子どもの時分の記憶によっている上に現在では位置が特定できないために、少し広めに見積もっているかもしれない。それでも、周囲が混乱している僅かな間に大人でもロープ無しでは渡れない中州が形成されたことを考えると、一分当たりで数十センチは水位が上昇していただろう。神戸市の事故をニュース映像で見たが、あの水位の上昇は拙い記憶を呼び起こすのに十分な勢いがあった。

現場は川原が向こう岸へとせり出した地形で、その突端付近にいた数名が増水によって土手への退路を断たれた格好だ。どうも諸々から察するに、問題のダムは笹ヶ峰ダム(妙高)らしい。

その後は教師らが生徒をまとめている間に、消防隊が到着。救助に当たっている。死傷者は無し。
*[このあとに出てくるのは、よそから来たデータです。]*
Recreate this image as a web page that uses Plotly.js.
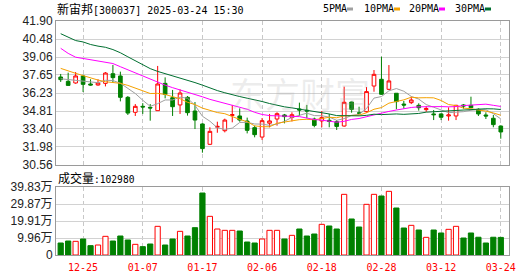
<!DOCTYPE html>
<html><head><meta charset="utf-8">
<script src="https://cdn.plot.ly/plotly-3.0.1.min.js"></script>
<style>html,body{margin:0;padding:0;background:#fff}#chart{width:530px;height:276px}</style>
</head><body><div id="chart"></div>
<script>
// ---- data ----
const dates = ['12-20','12-23','12-24','12-25','12-26','12-27','12-30','12-31','01-02','01-03',
  '01-06','01-07','01-08','01-09','01-10','01-13','01-14','01-15','01-16','01-17',
  '01-20','01-21','01-22','01-23','01-24','01-27','02-05','02-06','02-07','02-10',
  '02-11','02-12','02-13','02-14','02-17','02-18','02-19','02-20','02-21','02-24',
  '02-25','02-26','02-27','02-28','03-03','03-04','03-05','03-06','03-07','03-10',
  '03-11','03-12','03-13','03-14','03-17','03-18','03-19','03-20','03-21','03-24'];
const open = [37.49,37.15,37.02,37.57,36.94,36.86,36.99,37.75,37.57,35.89,
  34.71,35.18,35.10,34.84,36.99,35.86,35.29,35.89,34.81,33.79,
  32.19,33.54,33.26,34.47,34.42,34.02,33.50,32.76,33.85,34.18,
  34.50,34.30,34.97,34.87,34.18,34.03,34.08,33.97,33.63,35.52,
  34.65,34.76,36.78,37.31,36.52,36.21,35.36,35.47,35.26,34.92,
  34.58,34.58,34.42,34.42,35.29,35.26,34.95,34.50,34.24,33.63];
const high = [37.73,37.83,37.88,37.67,37.31,37.31,37.88,38.44,37.91,35.99,
  35.36,35.43,35.36,38.36,37.46,36.47,36.52,35.99,35.52,33.85,
  33.53,33.97,34.21,35.29,35.02,34.29,33.66,34.26,34.58,34.71,
  34.58,34.71,35.47,35.29,34.29,34.81,34.58,34.10,36.73,35.55,
  35.15,36.70,38.04,39.09,38.43,36.21,35.60,35.94,35.42,35.20,
  34.89,34.63,35.10,35.30,35.36,35.94,35.02,34.71,34.50,33.68];
const low = [37.10,36.80,36.96,36.31,36.81,36.81,36.75,37.04,35.57,34.50,
  34.42,34.58,34.05,34.84,35.81,34.42,34.58,34.45,33.39,31.53,
  32.14,33.10,33.13,33.92,33.97,33.05,32.74,32.53,33.53,33.66,
  33.84,33.99,34.42,34.24,33.53,33.53,33.53,33.32,33.58,34.68,
  34.55,34.68,36.33,36.10,36.47,34.95,35.00,35.36,34.84,34.75,
  34.10,34.10,34.05,34.10,35.00,35.05,34.42,34.18,33.53,32.63];
const close = [37.28,36.83,37.57,36.91,36.86,37.02,37.80,37.44,35.89,34.65,
  35.18,35.13,35.05,36.94,36.12,35.15,36.23,34.68,34.10,31.85,
  33.21,33.60,34.10,34.52,34.10,33.29,32.95,34.05,34.03,34.60,
  34.37,34.52,34.89,34.81,33.68,34.29,34.00,33.60,35.50,34.94,
  34.65,36.34,37.70,36.13,37.18,35.55,35.28,35.68,35.07,35.00,
  34.52,34.32,34.50,35.26,35.21,35.07,34.58,34.42,33.74,33.16];
const ma5 = [37.35,37.28,37.22,37.15,37.09,37.04,37.23,37.21,37.00,36.56,
  36.19,35.66,35.18,35.39,35.68,35.68,35.90,35.82,35.26,34.40,
  34.01,33.49,33.37,33.46,33.91,33.92,33.79,33.78,33.68,33.78,
  34.00,34.31,34.48,34.64,34.45,34.44,34.33,34.08,34.21,34.47,
  34.54,35.01,35.83,35.95,36.40,36.58,36.37,35.96,35.75,35.32,
  35.11,34.92,34.68,34.72,34.76,34.87,34.92,34.91,34.60,34.19];
const ma10 = [38.17,37.95,37.78,37.60,37.40,37.25,37.12,37.05,36.99,36.83,
  36.62,36.45,36.19,36.20,36.12,35.94,35.78,35.50,35.32,35.04,
  34.85,34.69,34.60,34.36,34.15,33.97,33.64,33.58,33.57,33.85,
  33.96,34.05,34.13,34.16,34.12,34.22,34.32,34.28,34.43,34.46,
  34.49,34.67,34.95,35.08,35.43,35.56,35.69,35.90,35.85,35.86,
  35.85,35.64,35.32,35.24,35.04,34.99,34.92,34.80,34.66,34.48];
const ma20 = [39.75,39.35,39.05,38.95,38.87,38.80,38.68,38.55,38.30,38.05,
  37.80,37.55,37.30,37.05,36.85,36.65,36.48,36.32,36.13,35.93,
  35.73,35.57,35.40,35.28,35.14,34.95,34.71,34.54,34.45,34.44,
  34.40,34.37,34.37,34.26,34.14,34.09,33.98,33.93,34.00,34.15,
  34.22,34.36,34.54,34.62,34.78,34.89,35.01,35.09,35.14,35.16,
  35.17,35.16,35.14,35.16,35.24,35.28,35.30,35.35,35.26,35.17];
const ma30 = [40.90,40.62,40.36,40.25,40.05,39.92,39.83,39.65,39.40,39.08,
  38.75,38.42,38.15,37.93,37.76,37.62,37.45,37.25,37.05,36.85,
  36.62,36.42,36.25,36.08,35.95,35.82,35.70,35.56,35.40,35.24,
  35.14,35.06,34.97,34.90,34.80,34.71,34.58,34.45,34.44,34.45,
  34.43,34.47,34.56,34.53,34.57,34.58,34.55,34.58,34.62,34.72,
  34.76,34.79,34.80,34.83,34.86,34.92,34.98,34.99,34.98,34.93];
// volume in 万手
const volume = [7.03,8.20,8.00,9.37,5.47,5.86,10.93,8.20,11.13,8.79,
  6.25,4.88,6.44,16.79,5.86,9.37,13.86,11.13,16.00,36.30,
  22.65,15.23,14.45,14.45,14.06,7.61,7.03,9.37,14.45,14.45,
  9.37,11.52,15.23,11.13,12.30,17.96,16.99,15.23,35.53,21.09,
  16.40,29.68,35.53,34.56,37.29,27.53,15.81,17.38,14.64,10.35,
  14.64,12.89,15.03,16.79,9.96,12.89,10.40,7.03,10.40,10.298];
const priceTicks = [41.90,40.48,39.06,37.65,36.23,34.81,33.40,31.98,30.56];
const volTicks = [0,9.96,19.91,29.87,39.83];
const volTickText = ['0','9.96万','19.91万','29.87万','39.83万'];
const dateTicks = ['12-25','01-07','01-17','02-06','02-18','02-28','03-12','03-24'];
const maNames = ['5PMA','10PMA','20PMA','30PMA'];
const maColors = ['#a0a0a0','#f5a100','#ff00ff','#006f30'];
const title = '新宙邦[300037] 2025-03-24 15:30';
const volLabel = '成交量:102980';

// ---- helpers for layout placement ----
const W=530,H=276,ML=56,MR=21,MT=21,MB=21;
const pw=W-ML-MR, ph=H-MT-MB;
const px=x=>(x-ML)/pw, py=y=>(H-MB-y)/ph;
const RED='#ff0000', GREEN='#008000';

const up = close.map((c,i)=> c>open[i] || (c===open[i] && i>0 && c>=close[i-1]));
const volFill = up.map(u=>u?'#ffffff':GREEN);
const volLine = up.map(u=>u?RED:GREEN);

const traces = [
  {type:'candlestick', x:dates, open:open, high:high, low:low, close:close,
   xaxis:'x', yaxis:'y', whiskerwidth:0, hoverinfo:'skip',
   increasing:{line:{color:RED,width:1}, fillcolor:'#ffffff'},
   decreasing:{line:{color:GREEN,width:1}, fillcolor:GREEN}},
];
[ma5,ma10,ma20,ma30].forEach((m,k)=>traces.push({type:'scatter',mode:'lines',x:dates,y:m,
  xaxis:'x',yaxis:'y',line:{color:maColors[k],width:1},hoverinfo:'skip'}));
traces.push({type:'bar',x:dates,y:volume,xaxis:'x2',yaxis:'y2',hoverinfo:'skip',
  marker:{color:volFill,line:{color:volLine,width:1}}});

const axBase = {type:'category', range:[-0.63,60.1], tickvals:dateTicks,
  showgrid:true, gridcolor:'#c8c8c8', griddash:'4px,3px', gridwidth:1,
  showline:true, mirror:true, linecolor:'#9a9a9a', linewidth:1, zeroline:false, fixedrange:true};
const yBase = {showgrid:true, gridcolor:'#d2d2d2', gridwidth:1, showline:true, mirror:true,
  linecolor:'#9a9a9a', linewidth:1, zeroline:false, ticks:'', fixedrange:true,
  tickfont:{family:'Liberation Sans, Noto Sans CJK SC', size:12, color:'#222'}};

const mono = 'DejaVu Sans Mono';
const cjk = t=>'<span style="font-family:Noto Sans CJK SC;font-size:12px">'+t+'</span>';
const annotations = [
  {xref:'paper',yref:'paper',x:px(55),y:py(8.5),xanchor:'left',yanchor:'middle',showarrow:false,
   text:cjk(title.slice(0,3))+title.slice(3), font:{family:mono,size:10,color:'#000'}},
  {xref:'paper',yref:'paper',x:px(56),y:py(177.5),xanchor:'left',yanchor:'middle',showarrow:false,
   text:cjk(volLabel.slice(0,3))+volLabel.slice(3), font:{family:mono,size:9.6,color:'#000'}},
  {xref:'paper',yref:'paper',x:px(300),y:py(92),xanchor:'center',yanchor:'middle',showarrow:false,
   text:'东方财富', font:{family:'Noto Sans CJK SC',size:35,color:'rgba(170,170,170,0.22)'}},
];
const legX = [321,362,407,453];
const shapes = [];
maNames.forEach((n,k)=>{
  annotations.push({xref:'paper',yref:'paper',x:px(legX[k]),y:py(8.5),xanchor:'left',yanchor:'middle',
    showarrow:false,text:n,font:{family:mono,size:10,color:'#000'}});
  const x0 = legX[k] + n.length*6 + 2;
  shapes.push({type:'rect',xref:'paper',yref:'paper',x0:px(x0),x1:px(x0+6),y0:py(10.5),y1:py(7.5),
    fillcolor:maColors[k],line:{width:0}});
});

const layout = {
  width:W, height:H, margin:{l:ML,r:MR,t:MT,b:MB,pad:0},
  paper_bgcolor:'#fff', plot_bgcolor:'#fff', showlegend:false,
  bargap:0.3, boxgap:0.3,
  xaxis:Object.assign({}, axBase, {anchor:'y', showticklabels:false, ticks:'', rangeslider:{visible:false}}),
  yaxis:Object.assign({}, yBase, {domain:[py(165),1], range:[30.56,41.90], tickvals:priceTicks,
    ticktext:priceTicks.map(v=>v.toFixed(2))}),
  xaxis2:Object.assign({}, axBase, {anchor:'y2', ticks:'outside', ticklen:3, tickcolor:'rgba(0,0,0,0)',
    tickfont:{family:mono,size:10,color:RED}}),
  yaxis2:Object.assign({}, yBase, {domain:[0,py(187)], range:[0,39.83], tickvals:volTicks, ticktext:volTickText}),
  annotations:annotations, shapes:shapes
};
Plotly.newPlot('chart', traces, layout, {staticPlot:true, displayModeBar:false});
</script></body></html>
わりと大事だったと思うのにどうして忘れがちなのか考えてみたら、後に私のクラスでは未だに語りぐさになっているボイコット事件が発生しており、最終的に担任教師が責任を取らされている。この教師は恩師であるN教諭ではないのだが、あまり良い思い出ではない。

ボイコット事件の詳細はといえば、一部の女子生徒らが男子生徒らからイニシアティブを奪う形で授業放棄。教師の手に負えなくなり、全国規模で報道される段になって本格的に収拾が付かなくなった。ちなみに私は基本的に不登校で通していたため、変に客観的な立場を通せた。笑い話になってしまうものの、当時の私の感想は「学校に行ってなくて良かった」である。

一方、何故か私は、ちゃっかり教室に顔を出している。今から考えてもアホとしか思えないのだが、アホはアホなりに状況をよく覚えている。いつか本にでもまとめようと思っているが、今は力不足だ。不必要に人を傷付けるような文章を書いてしまうだろう。

いずれにしろ、自然も子どもも信用ならない所がある。逞しく生きているからだろう。ひ弱な物は信用を裏切ることすらできないのである。信用に使い減らされるか、信用する側に回るか、だ。そこいくと信用は自身の不足を誰かで補おうとして生じるのであって、なるほど、子どもでは無理だ。自然にそうさせるのは更に難しいだろう。